Après le portrait des morphinomanes types et la morphinomanie chez femmes, voici un nouveau volet du "dossier morphine" : le luxe apporté aux seringues chez les toxicomanes de la fin du 19è siècle. Dans son ouvrage Les maladies épidémiques de l'esprit, sorcellerie, magnétisme, morphinisme, délire des grandeurs, Paul Regnard, ancien interne des Hôpitaux de Paris et célèbre pour ses photographies de femmes hystériques, se penche sur la morphinomanie. Dans une conférence donnée à la Sorbonne le 21 mars 1885, il met en lumière le soin apporté au luxe des seringues utilisées par les morphinomanes. Un esthétisme junkie LVMH chez les gens de bonne famille, dirons-nous.
Et c'est ainsi que, par les conversations mêmes, il se fait comme une secte nouvelle : ce sont les volontaires de l'armée morphinomane. Tout le monde en parle, on en a dans ses connaissances, la littérature et le théâtre se sont emparés du sujet pour en tirer des effet [...]
Il est à remarquer que le luxe qui tend à s'introduire partout a déjà envahi la morphinomanie. La petite seringue à injection, qui permet de pousser la morphine sous la peau et d'éviter le goût amer qu'elle laisserait dans la bouche et les nausées qu'elle occasionnerait, la petite seringue de Pravaz a reçu d'ingénieuses et artistiques modifications.
Il a d'abord fallu la rendre facilement transportable en même temps qu'on la dissimulait aux yeux. Je me suis adressé à un grand fabricant d'outils de chirurgie de Paris, et il a bien voulu mettre à ma disposition l'arsenal de la morphinomanie moderne, tel que le goût, le luxe ou l'esprit imaginatif de ses propres clients le lui a fait fabriquer.
Voici d'abord la seringue contenant un centigramme de morphine, telle que l'emploient les médecins ; elle est un peu délicate, difficile à manier et difficile à cacher : elle ne sert qu'aux morphinomanes sans vergogne, à ceux qui ont pris leur parti et qui sont fiers de leur vice.
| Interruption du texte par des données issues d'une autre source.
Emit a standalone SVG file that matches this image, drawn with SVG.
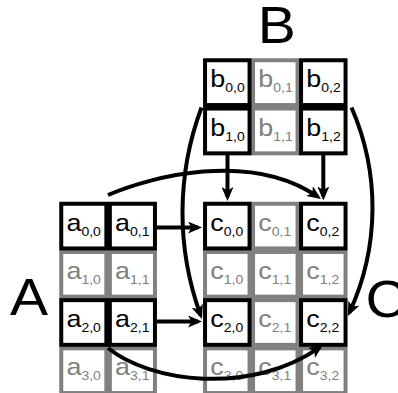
<svg xmlns="http://www.w3.org/2000/svg" width="398" height="393" viewBox="0 0 398 393">
<style>
.k{fill:#fff;stroke:#000;stroke-width:4}
.g{fill:#fff;stroke:#808080;stroke-width:4}
.t{font-family:"Liberation Sans",Arial,sans-serif;font-size:24px;fill:#000}
.tg{font-family:"Liberation Sans",Arial,sans-serif;font-size:24px;fill:#808080}
.s{font-size:12.5px}
.big{font-family:"Liberation Sans",Arial,sans-serif;font-size:51px;fill:#000}
.c{fill:none;stroke:#000;stroke-width:4;marker-end:url(#ah)}
</style>
<defs>
<marker id="ah" viewBox="0 0 14 12" refX="10" refY="6" markerWidth="14" markerHeight="12" markerUnits="userSpaceOnUse" orient="auto">
<path d="M0,0 L14,6 L0,12 L3.5,6 z" fill="#000"/>
</marker>
</defs>
<rect width="398" height="393" fill="#fff"/>

<g id="label-A"><text class="big" transform="translate(10,315) scale(1.12,1)">A</text></g>
<g id="label-B"><text class="big" transform="translate(257.8,43.3) scale(1.12,1)">B</text></g>
<g id="label-C"><text class="big" transform="translate(365.4,317) scale(1.12,1)">C</text></g>

<g id="matrix-B">
<g id="b01"><rect class="g" x="253.05" y="60.25" width="44.5" height="44.8"/><text class="tg" transform="translate(258.3,87.2) scale(1.12,1)">b<tspan class="s" dy="5">0,1</tspan></text></g>
<g id="b11"><rect class="g" x="253.05" y="108.55" width="44.5" height="44.8"/><text class="tg" transform="translate(258.3,135.5) scale(1.12,1)">b<tspan class="s" dy="5">1,1</tspan></text></g>
<g id="b00"><rect class="k" x="205.05" y="60.25" width="44.5" height="44.8"/><text class="t" transform="translate(210.3,87.2) scale(1.12,1)">b<tspan class="s" dy="5">0,0</tspan></text></g>
<g id="b02"><rect class="k" x="301.05" y="60.25" width="44.5" height="44.8"/><text class="t" transform="translate(306.3,87.2) scale(1.12,1)">b<tspan class="s" dy="5">0,2</tspan></text></g>
<g id="b10"><rect class="k" x="205.05" y="108.55" width="44.5" height="44.8"/><text class="t" transform="translate(210.3,135.5) scale(1.12,1)">b<tspan class="s" dy="5">1,0</tspan></text></g>
<g id="b12"><rect class="k" x="301.05" y="108.55" width="44.5" height="44.8"/><text class="t" transform="translate(306.3,135.5) scale(1.12,1)">b<tspan class="s" dy="5">1,2</tspan></text></g>
</g>

<g id="matrix-A">
<g id="a10"><rect class="g" x="61.25" y="251.95" width="45.1" height="44.7"/><text class="tg" transform="translate(66.5,278.9) scale(1.12,1)">a<tspan class="s" dy="5">1,0</tspan></text></g>
<g id="a11"><rect class="g" x="109.85" y="251.95" width="45.1" height="44.7"/><text class="tg" transform="translate(115.1,278.9) scale(1.12,1)">a<tspan class="s" dy="5">1,1</tspan></text></g>
<g id="a30"><rect class="g" x="61.25" y="348.35" width="45.1" height="44.7"/><text class="tg" transform="translate(66.5,375.3) scale(1.12,1)">a<tspan class="s" dy="5">3,0</tspan></text></g>
<g id="a31"><rect class="g" x="109.85" y="348.35" width="45.1" height="44.7"/><text class="tg" transform="translate(115.1,375.3) scale(1.12,1)">a<tspan class="s" dy="5">3,1</tspan></text></g>
<g id="a00"><rect class="k" x="61.25" y="203.75" width="45.1" height="44.7"/><text class="t" transform="translate(66.5,230.7) scale(1.12,1)">a<tspan class="s" dy="5">0,0</tspan></text></g>
<g id="a01"><rect class="k" x="109.85" y="203.75" width="45.1" height="44.7"/><text class="t" transform="translate(115.1,230.7) scale(1.12,1)">a<tspan class="s" dy="5">0,1</tspan></text></g>
<g id="a20"><rect class="k" x="61.25" y="300.15" width="45.1" height="44.7"/><text class="t" transform="translate(66.5,327.1) scale(1.12,1)">a<tspan class="s" dy="5">2,0</tspan></text></g>
<g id="a21"><rect class="k" x="109.85" y="300.15" width="45.1" height="44.7"/><text class="t" transform="translate(115.1,327.1) scale(1.12,1)">a<tspan class="s" dy="5">2,1</tspan></text></g>
</g>

<g id="matrix-C">
<g id="c01"><rect class="g" x="253.05" y="203.75" width="44.5" height="44.7"/><text class="tg" transform="translate(258.3,230.7) scale(1.12,1)">c<tspan class="s" dy="5">0,1</tspan></text></g>
<g id="c10"><rect class="g" x="205.05" y="251.95" width="44.5" height="44.7"/><text class="tg" transform="translate(210.3,278.9) scale(1.12,1)">c<tspan class="s" dy="5">1,0</tspan></text></g>
<g id="c11"><rect class="g" x="253.05" y="251.95" width="44.5" height="44.7"/><text class="tg" transform="translate(258.3,278.9) scale(1.12,1)">c<tspan class="s" dy="5">1,1</tspan></text></g>
<g id="c12"><rect class="g" x="301.05" y="251.95" width="44.5" height="44.7"/><text class="tg" transform="translate(306.3,278.9) scale(1.12,1)">c<tspan class="s" dy="5">1,2</tspan></text></g>
<g id="c21"><rect class="g" x="253.05" y="300.15" width="44.5" height="44.7"/><text class="tg" transform="translate(258.3,327.1) scale(1.12,1)">c<tspan class="s" dy="5">2,1</tspan></text></g>
<g id="c30"><rect class="g" x="205.05" y="348.35" width="44.5" height="44.7"/><text class="tg" transform="translate(210.3,375.3) scale(1.12,1)">c<tspan class="s" dy="5">3,0</tspan></text></g>
<g id="c31"><rect class="g" x="253.05" y="348.35" width="44.5" height="44.7"/><text class="tg" transform="translate(258.3,375.3) scale(1.12,1)">c<tspan class="s" dy="5">3,1</tspan></text></g>
<g id="c32"><rect class="g" x="301.05" y="348.35" width="44.5" height="44.7"/><text class="tg" transform="translate(306.3,375.3) scale(1.12,1)">c<tspan class="s" dy="5">3,2</tspan></text></g>
<g id="c00"><rect class="k" x="205.05" y="203.75" width="44.5" height="44.7"/><text class="t" transform="translate(210.3,230.7) scale(1.12,1)">c<tspan class="s" dy="5">0,0</tspan></text></g>
<g id="c02"><rect class="k" x="301.05" y="203.75" width="44.5" height="44.7"/><text class="t" transform="translate(306.3,230.7) scale(1.12,1)">c<tspan class="s" dy="5">0,2</tspan></text></g>
<g id="c20"><rect class="k" x="205.05" y="300.15" width="44.5" height="44.7"/><text class="t" transform="translate(210.3,327.1) scale(1.12,1)">c<tspan class="s" dy="5">2,0</tspan></text></g>
<g id="c22"><rect class="k" x="301.05" y="300.15" width="44.5" height="44.7"/><text class="t" transform="translate(306.3,327.1) scale(1.12,1)">c<tspan class="s" dy="5">2,2</tspan></text></g>
</g>

<g id="connectors">
<path class="c" d="M227.5,155 L227.5,197"/>
<path class="c" d="M323.3,155 L323.3,196.5"/>
<path class="c" d="M157,227.5 L198,227.5"/>
<path class="c" d="M157,321.5 L198,321.5"/>
<path class="c" d="M108,195 C150,177 250,150 317.7,196.7"/>
<path class="c" d="M201.5,107.5 A300,300 0 0 0 200.6,315.2"/>
<path class="c" d="M351.5,107.5 A250,250 0 0 1 349.6,312.3"/>
<path class="c" d="M108,348 C150,382 250,396 319.7,347.3"/>
</g>
</svg>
Mais en voici une autre adroitement cachée dans un porte-allumette de poche : à côté d'elle vous voyez un petit flacon qui contient la dose de poison nécessaire pour l'après-midi.
Ici, c'est un faux porte-cigares qui contient tout ce qu'il faut pour injecter le poison.
Ce long étui est un raffinement. Il est peu commode au milieu d'une réunion d'aspirer la morphine dans la seringue avant de se faire une piqûre : les morphinomanes ont inventé de remplir d'avance une seringue très-longue qu'ils portent tout amorcée dans leur poche ; de temps en temps ils se font une piqûre, et n'ont qu'à pousser un peu le piston chaque fois, jusqu'à ce que, le soir, la seringue se trouve vide.
J'ai vu de petites seringues en or contenues dans un flacon à sel anglais ; voici un étui en argent qu'on dirait destiné à renfermer un nécessaire à broder : ouvrons-le, il contient une adorable petite seringue en or et un flacon de poison. Entre morphinomanes du grand monde, on se fait des cadeaux selon ses goûts, et il se fabrique aux environs du jour de l'an des seringues et des flacons à morphine émaillés, couverts d'emblèmes et de gravures, dans des étuis chiffrés et armoriés ; l'un de ces bijoux, commandé l'année dernière par une riche morphinomane, pour une de ses collègues en toxicomanie, a atteint le prix de 350 francs.
Je ferais une énumération incomplète, si, en terminant cette revue, je ne vous montrais une seringue énorme qui peut contenir un centilitre de poison : elle est aux bijoux des dilettanti de la morphine ce qu'une pièce de marine est à un petit canon de montagne : celle-ci sert à un malade que je connais et dont je vous parlerai longuement.
Ainsi, la morphinomanie n'est pas toujours le résultat de la douleur ou du chagrin ; bien des gens se morphinisent comme d'autres fument, boivent ou font de la musique : pour tuer le temps, pour se désennuyer, pour remplir par des rêvasseries vagues le vide que laisse l'oisiveté dans l'existence des inutiles : c'est de cette manière qu'au moment même où je vous parle, s'empoisonne paisiblement le fameux Tout-Paris, et probablement aussi le Tout-Londres et le Tout-Berlin.